§ **Instructions for the task**:
Omit pictures and quote the listing below line by line, from its start through the line that holds "import plotly.graph_objects as go".
--- BEGIN Exercise input ---
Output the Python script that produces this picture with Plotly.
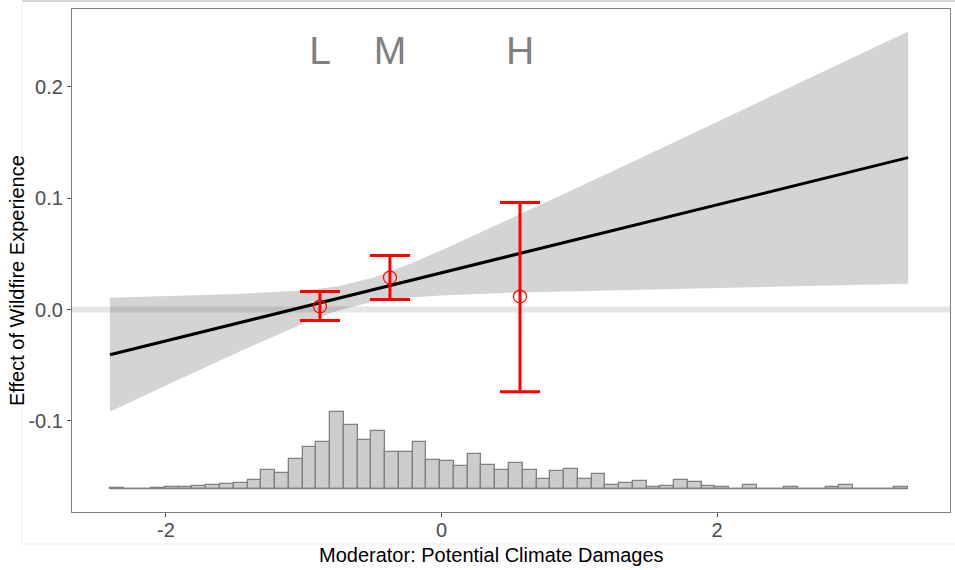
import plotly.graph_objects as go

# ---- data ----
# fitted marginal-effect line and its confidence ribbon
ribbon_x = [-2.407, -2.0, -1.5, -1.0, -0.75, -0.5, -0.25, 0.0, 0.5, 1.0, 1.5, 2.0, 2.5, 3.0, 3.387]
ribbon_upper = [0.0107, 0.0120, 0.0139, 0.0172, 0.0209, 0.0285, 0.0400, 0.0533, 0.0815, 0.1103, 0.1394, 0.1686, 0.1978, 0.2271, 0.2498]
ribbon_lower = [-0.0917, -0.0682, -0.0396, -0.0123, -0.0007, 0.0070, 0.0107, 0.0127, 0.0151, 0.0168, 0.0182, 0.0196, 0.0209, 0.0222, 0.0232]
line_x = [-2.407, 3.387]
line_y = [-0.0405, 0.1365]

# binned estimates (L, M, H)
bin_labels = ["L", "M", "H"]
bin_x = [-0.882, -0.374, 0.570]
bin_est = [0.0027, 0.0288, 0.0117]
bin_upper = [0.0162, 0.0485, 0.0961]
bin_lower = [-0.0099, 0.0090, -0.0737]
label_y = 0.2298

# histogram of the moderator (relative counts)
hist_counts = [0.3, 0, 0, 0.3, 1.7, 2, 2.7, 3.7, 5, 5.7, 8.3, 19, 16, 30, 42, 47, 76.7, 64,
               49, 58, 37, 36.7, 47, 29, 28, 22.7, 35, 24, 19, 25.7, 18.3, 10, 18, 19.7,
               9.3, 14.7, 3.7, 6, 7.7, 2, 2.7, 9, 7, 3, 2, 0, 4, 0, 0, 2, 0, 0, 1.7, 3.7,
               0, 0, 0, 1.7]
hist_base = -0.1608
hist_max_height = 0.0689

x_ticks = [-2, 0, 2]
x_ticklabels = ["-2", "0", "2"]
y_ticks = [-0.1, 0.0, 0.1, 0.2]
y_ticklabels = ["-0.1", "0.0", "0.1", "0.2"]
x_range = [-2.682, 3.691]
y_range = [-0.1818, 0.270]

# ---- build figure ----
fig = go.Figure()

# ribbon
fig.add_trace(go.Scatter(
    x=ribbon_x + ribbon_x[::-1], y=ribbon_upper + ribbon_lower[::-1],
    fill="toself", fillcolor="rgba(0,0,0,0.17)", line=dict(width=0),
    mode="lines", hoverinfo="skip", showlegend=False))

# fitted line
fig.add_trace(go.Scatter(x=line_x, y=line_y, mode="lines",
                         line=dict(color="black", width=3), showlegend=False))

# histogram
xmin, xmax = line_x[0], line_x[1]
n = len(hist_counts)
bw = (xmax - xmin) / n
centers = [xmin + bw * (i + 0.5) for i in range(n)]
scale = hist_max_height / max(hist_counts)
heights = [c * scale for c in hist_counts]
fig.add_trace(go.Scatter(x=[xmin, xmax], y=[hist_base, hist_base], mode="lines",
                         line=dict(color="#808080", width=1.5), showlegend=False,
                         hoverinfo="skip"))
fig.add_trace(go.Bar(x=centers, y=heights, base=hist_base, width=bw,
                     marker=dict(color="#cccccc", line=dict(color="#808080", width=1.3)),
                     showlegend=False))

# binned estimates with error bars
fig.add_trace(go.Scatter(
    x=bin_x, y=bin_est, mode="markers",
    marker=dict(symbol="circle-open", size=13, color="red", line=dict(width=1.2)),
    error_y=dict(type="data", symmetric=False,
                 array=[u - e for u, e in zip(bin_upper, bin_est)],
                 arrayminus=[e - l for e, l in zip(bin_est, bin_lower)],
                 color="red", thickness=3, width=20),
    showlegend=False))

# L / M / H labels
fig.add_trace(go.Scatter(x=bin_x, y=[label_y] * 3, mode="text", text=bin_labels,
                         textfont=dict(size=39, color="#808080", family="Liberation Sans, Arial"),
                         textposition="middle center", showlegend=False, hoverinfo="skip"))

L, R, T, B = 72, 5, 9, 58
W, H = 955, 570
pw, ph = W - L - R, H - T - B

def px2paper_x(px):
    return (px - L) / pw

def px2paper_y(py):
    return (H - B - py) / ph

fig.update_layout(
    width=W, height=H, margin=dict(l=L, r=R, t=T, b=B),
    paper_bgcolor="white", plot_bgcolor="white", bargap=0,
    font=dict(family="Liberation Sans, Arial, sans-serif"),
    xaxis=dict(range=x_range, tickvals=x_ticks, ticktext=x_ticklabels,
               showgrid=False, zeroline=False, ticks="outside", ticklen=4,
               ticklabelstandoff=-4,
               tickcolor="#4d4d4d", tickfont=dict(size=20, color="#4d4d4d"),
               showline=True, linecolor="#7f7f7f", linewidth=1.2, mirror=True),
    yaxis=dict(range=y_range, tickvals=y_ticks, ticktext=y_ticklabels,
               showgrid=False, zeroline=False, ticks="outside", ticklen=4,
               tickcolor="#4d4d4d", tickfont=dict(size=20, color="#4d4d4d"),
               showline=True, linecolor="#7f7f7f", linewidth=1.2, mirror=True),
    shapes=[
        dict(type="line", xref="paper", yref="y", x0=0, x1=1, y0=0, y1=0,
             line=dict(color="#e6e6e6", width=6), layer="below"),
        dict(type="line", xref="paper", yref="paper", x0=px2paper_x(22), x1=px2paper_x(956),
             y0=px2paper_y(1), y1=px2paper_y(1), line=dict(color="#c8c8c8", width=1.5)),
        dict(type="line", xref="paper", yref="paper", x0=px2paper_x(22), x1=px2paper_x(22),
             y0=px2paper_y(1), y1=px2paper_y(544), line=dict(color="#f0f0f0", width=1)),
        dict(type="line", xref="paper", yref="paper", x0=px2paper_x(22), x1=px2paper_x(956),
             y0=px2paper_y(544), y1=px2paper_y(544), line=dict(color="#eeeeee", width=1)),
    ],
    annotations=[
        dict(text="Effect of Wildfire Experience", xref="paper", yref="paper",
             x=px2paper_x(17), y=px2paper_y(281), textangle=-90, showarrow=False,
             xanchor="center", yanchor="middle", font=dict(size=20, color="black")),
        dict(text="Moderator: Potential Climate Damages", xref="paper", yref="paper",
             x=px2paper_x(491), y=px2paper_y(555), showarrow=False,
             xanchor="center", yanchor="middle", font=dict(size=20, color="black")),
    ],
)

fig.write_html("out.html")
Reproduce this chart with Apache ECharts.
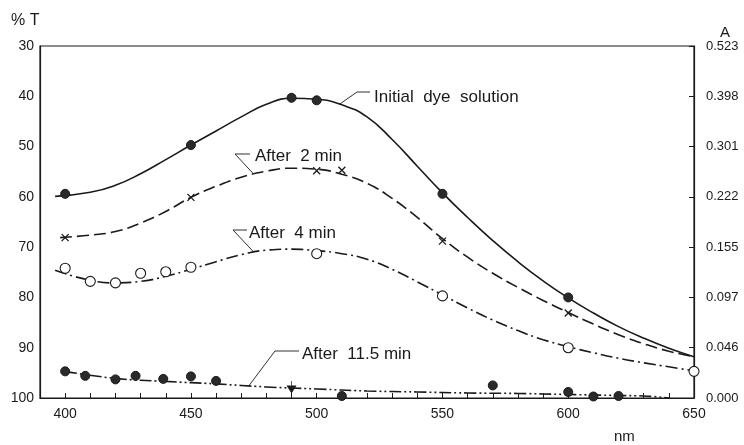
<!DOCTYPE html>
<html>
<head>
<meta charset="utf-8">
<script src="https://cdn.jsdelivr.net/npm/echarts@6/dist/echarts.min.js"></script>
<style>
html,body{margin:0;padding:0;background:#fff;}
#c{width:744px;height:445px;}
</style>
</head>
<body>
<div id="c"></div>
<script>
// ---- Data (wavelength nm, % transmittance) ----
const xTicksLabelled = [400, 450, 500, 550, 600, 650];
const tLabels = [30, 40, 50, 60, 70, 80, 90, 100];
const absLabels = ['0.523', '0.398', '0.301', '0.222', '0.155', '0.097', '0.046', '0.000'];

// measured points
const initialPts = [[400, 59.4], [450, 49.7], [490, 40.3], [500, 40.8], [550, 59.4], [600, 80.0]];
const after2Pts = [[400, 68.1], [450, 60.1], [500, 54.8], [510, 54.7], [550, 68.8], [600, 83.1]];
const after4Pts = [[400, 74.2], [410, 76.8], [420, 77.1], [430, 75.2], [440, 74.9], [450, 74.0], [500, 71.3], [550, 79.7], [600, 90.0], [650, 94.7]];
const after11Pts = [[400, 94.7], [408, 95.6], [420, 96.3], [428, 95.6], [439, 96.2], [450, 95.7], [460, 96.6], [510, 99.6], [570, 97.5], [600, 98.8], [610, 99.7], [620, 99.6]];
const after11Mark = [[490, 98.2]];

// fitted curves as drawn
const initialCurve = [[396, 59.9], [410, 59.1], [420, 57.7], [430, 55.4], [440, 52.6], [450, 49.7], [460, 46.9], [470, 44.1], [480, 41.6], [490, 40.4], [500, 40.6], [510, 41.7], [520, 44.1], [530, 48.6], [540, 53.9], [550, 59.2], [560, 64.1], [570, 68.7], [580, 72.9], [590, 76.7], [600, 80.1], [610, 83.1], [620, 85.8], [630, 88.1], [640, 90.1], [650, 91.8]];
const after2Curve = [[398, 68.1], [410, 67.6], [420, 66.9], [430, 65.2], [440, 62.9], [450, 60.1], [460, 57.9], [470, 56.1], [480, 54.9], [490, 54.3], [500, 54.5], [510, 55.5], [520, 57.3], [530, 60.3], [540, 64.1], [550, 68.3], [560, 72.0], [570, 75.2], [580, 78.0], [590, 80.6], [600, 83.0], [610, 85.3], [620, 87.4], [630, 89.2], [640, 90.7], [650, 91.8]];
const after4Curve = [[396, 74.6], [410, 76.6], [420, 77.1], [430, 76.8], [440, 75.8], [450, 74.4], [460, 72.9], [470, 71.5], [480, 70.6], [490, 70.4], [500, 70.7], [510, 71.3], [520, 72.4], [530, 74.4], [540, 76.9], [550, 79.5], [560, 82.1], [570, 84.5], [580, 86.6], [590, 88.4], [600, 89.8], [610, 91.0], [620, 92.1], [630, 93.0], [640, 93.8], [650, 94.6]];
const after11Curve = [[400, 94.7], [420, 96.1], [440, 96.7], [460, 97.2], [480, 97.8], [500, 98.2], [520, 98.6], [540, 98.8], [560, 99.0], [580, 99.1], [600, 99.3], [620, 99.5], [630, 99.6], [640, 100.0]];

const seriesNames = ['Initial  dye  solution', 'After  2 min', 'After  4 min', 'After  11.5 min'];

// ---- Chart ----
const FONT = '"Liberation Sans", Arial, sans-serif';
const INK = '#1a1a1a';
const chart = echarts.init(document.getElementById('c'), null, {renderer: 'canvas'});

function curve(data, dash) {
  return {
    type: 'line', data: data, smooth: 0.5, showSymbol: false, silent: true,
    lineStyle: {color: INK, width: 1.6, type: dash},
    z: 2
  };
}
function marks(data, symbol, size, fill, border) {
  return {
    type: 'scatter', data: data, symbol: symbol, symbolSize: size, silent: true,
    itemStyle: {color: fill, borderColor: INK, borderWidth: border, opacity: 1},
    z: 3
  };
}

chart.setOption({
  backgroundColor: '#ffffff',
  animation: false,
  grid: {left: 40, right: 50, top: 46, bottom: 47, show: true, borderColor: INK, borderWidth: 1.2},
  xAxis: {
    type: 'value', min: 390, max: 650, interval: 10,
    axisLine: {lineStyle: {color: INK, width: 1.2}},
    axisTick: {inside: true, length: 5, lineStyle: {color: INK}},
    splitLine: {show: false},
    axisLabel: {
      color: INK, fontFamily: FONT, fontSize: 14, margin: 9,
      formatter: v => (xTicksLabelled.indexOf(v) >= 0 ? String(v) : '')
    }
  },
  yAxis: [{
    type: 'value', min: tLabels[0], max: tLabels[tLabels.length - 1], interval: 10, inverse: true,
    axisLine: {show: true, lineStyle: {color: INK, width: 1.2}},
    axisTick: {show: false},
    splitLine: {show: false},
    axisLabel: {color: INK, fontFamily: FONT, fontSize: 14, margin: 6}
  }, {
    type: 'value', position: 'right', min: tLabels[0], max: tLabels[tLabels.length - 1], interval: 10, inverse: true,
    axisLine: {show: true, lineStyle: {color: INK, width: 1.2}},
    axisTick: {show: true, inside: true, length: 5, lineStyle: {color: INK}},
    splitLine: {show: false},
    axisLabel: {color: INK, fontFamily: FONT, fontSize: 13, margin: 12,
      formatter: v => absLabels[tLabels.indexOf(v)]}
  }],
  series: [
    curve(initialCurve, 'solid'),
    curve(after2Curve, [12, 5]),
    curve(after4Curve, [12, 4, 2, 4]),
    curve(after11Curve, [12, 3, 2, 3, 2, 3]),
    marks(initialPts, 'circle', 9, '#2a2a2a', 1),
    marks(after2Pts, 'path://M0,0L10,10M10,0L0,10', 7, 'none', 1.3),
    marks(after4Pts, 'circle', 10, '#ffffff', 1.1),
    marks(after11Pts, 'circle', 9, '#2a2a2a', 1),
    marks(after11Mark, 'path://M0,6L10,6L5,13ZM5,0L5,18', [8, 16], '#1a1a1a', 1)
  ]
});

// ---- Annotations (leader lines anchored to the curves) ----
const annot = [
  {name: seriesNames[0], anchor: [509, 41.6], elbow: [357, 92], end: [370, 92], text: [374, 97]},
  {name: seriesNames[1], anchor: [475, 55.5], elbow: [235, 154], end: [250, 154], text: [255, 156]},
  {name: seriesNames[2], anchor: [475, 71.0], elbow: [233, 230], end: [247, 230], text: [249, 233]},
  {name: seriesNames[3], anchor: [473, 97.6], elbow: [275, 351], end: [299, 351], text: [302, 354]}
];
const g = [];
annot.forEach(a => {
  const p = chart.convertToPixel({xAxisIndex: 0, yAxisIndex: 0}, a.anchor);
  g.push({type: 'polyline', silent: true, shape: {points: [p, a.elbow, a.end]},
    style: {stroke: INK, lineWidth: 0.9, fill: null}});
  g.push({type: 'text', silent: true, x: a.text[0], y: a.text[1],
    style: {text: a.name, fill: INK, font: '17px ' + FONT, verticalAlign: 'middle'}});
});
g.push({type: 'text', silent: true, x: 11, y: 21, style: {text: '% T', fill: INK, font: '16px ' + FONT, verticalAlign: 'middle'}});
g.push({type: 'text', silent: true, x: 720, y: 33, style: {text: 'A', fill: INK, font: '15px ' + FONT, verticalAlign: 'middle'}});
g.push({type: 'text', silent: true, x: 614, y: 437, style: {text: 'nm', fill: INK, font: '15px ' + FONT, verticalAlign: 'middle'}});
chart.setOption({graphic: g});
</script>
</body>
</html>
--- END Exercise input ---
§ **The completed task**:
Output the Python script that produces this picture with Plotly.
import plotly.graph_objects as go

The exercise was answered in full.